■ **DIRECTION**: Only the lines from the line containing "Write the TikZ code for this diagram." to the line containing "(0,0) rectangle (598,574);", with both of those lines, are to be repeated exactly. Leave the images out.

━━━━━━━━━━

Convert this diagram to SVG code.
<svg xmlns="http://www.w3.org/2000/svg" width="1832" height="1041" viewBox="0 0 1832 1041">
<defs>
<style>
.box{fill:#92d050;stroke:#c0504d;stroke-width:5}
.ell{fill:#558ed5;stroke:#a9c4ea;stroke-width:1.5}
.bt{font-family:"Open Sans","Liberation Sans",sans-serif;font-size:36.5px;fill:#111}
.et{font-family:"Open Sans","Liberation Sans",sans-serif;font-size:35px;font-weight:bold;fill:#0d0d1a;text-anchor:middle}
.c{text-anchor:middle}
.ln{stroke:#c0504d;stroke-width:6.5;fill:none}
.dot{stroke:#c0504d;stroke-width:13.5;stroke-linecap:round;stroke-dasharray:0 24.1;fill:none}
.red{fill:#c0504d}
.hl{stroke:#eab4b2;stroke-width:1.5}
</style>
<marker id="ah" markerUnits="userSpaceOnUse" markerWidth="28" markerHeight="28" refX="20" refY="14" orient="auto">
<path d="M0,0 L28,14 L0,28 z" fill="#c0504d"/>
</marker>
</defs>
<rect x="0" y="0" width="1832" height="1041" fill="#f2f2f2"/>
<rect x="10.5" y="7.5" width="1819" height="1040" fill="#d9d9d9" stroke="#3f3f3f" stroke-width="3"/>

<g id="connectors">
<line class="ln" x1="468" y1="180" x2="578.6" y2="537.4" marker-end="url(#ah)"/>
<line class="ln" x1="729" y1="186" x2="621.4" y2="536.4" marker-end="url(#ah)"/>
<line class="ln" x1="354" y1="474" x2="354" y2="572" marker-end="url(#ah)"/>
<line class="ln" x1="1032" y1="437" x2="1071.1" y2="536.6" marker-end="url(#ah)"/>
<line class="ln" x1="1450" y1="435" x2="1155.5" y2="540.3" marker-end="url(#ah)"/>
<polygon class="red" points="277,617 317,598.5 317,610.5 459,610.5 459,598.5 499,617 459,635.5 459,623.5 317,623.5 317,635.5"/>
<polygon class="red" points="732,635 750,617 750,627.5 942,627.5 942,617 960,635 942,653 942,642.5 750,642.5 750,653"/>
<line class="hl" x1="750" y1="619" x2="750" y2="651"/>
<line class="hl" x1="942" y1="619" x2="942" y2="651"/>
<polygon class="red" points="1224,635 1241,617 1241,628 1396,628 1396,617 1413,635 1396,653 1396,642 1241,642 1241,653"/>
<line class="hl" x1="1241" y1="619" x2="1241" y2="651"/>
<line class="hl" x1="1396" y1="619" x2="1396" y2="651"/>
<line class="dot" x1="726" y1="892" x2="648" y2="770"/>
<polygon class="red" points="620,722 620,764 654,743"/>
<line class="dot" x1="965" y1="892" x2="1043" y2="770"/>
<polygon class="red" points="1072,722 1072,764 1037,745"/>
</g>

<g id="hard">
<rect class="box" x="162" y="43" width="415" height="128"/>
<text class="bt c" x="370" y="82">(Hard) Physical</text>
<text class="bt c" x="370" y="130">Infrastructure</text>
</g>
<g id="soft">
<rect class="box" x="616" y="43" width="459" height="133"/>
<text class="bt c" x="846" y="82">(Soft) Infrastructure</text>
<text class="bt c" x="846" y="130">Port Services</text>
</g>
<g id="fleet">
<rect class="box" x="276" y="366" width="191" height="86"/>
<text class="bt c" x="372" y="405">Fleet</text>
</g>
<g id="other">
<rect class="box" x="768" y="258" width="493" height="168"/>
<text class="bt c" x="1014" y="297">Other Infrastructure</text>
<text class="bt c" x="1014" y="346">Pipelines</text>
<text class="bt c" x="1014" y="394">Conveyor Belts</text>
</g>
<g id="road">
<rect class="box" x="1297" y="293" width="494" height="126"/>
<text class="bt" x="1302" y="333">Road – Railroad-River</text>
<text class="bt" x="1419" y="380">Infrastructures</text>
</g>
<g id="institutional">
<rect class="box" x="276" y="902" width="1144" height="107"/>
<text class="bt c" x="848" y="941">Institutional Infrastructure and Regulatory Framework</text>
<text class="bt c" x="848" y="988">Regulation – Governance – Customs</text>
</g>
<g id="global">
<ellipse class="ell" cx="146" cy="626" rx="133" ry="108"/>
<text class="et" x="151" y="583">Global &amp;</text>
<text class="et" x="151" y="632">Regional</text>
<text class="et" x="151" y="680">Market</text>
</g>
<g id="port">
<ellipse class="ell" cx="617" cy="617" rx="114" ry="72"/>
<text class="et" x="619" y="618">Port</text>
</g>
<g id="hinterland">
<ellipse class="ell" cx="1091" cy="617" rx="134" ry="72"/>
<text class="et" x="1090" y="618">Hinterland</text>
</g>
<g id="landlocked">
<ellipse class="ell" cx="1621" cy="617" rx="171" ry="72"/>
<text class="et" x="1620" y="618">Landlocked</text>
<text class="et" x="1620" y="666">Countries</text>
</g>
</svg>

━━━━━━━━━━

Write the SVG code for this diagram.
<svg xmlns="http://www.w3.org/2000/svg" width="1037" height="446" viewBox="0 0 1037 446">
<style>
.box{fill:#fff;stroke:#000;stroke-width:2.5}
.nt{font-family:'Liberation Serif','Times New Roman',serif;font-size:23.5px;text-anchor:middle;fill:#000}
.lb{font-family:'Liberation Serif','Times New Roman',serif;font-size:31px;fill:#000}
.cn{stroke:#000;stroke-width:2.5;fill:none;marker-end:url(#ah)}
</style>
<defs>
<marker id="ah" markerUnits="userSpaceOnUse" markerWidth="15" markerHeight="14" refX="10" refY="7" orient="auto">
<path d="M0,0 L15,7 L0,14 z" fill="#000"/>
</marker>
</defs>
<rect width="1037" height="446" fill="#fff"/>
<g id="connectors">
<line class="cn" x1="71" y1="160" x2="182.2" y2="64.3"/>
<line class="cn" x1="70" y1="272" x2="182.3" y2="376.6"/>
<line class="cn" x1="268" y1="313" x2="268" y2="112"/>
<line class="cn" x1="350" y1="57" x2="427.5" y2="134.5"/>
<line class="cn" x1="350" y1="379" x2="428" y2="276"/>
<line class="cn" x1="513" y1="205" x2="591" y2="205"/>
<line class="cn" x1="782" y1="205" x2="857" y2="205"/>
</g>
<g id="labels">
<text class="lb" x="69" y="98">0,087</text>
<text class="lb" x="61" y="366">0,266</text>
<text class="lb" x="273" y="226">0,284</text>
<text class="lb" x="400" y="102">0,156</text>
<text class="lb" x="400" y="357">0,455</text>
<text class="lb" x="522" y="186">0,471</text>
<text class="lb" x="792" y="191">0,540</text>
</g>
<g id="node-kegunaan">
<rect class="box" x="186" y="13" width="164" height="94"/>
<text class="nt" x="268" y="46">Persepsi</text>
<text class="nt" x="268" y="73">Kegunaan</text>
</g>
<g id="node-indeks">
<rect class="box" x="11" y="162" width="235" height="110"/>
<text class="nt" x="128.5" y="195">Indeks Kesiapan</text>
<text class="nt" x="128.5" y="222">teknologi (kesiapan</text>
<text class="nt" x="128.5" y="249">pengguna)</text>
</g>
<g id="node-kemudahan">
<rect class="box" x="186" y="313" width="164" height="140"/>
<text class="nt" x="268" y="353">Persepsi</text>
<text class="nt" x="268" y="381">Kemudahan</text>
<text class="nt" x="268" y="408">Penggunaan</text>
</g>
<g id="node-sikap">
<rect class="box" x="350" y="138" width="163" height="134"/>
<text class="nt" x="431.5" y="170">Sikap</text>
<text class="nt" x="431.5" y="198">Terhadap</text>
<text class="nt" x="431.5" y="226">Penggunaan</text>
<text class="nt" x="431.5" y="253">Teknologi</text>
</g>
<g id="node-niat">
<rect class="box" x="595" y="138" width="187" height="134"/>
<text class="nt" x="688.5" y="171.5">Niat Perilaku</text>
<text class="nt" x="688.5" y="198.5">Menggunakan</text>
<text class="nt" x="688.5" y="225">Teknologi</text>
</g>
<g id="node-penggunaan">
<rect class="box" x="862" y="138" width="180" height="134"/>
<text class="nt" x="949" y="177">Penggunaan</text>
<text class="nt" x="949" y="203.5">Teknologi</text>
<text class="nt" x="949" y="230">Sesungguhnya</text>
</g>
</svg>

━━━━━━━━━━

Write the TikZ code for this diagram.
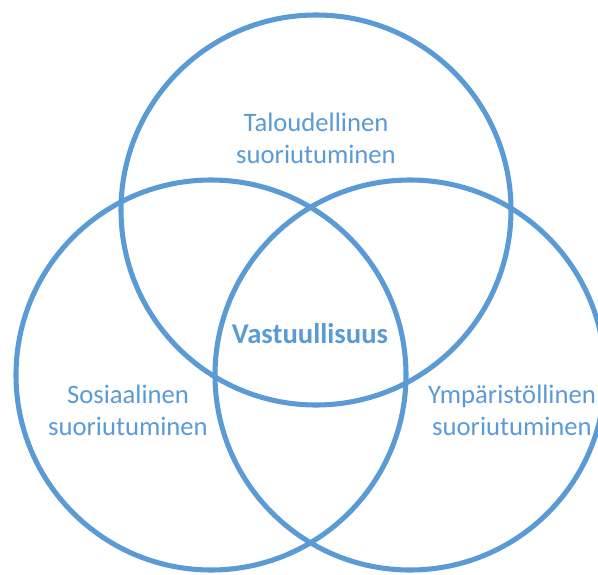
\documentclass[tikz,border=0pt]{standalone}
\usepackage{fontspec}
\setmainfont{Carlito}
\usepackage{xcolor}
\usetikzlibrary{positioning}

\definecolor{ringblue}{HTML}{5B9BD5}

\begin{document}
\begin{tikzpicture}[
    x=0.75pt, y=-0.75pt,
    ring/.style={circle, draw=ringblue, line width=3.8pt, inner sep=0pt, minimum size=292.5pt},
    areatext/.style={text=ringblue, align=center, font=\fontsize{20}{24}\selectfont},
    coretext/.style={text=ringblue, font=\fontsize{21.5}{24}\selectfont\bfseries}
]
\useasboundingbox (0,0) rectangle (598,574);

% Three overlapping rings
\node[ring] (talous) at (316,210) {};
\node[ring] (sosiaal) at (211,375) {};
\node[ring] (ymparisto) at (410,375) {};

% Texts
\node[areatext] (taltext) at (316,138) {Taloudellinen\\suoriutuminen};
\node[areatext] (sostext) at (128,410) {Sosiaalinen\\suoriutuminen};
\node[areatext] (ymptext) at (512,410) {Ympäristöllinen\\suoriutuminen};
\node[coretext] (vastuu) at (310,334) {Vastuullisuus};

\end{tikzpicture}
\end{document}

━━━━━━━━━━

■ **WORKED SOLUTION**:
Write the TikZ code for this diagram.
\documentclass[tikz,border=0pt]{standalone}
\usepackage{fontspec}
\setmainfont{Carlito}
\usepackage{xcolor}
\usetikzlibrary{positioning}

\definecolor{ringblue}{HTML}{5B9BD5}

\begin{document}
\begin{tikzpicture}[
    x=0.75pt, y=-0.75pt,
    ring/.style={circle, draw=ringblue, line width=3.8pt, inner sep=0pt, minimum size=292.5pt},
    areatext/.style={text=ringblue, align=center, font=\fontsize{20}{24}\selectfont},
    coretext/.style={text=ringblue, font=\fontsize{21.5}{24}\selectfont\bfseries}
]
\useasboundingbox (0,0) rectangle (598,574);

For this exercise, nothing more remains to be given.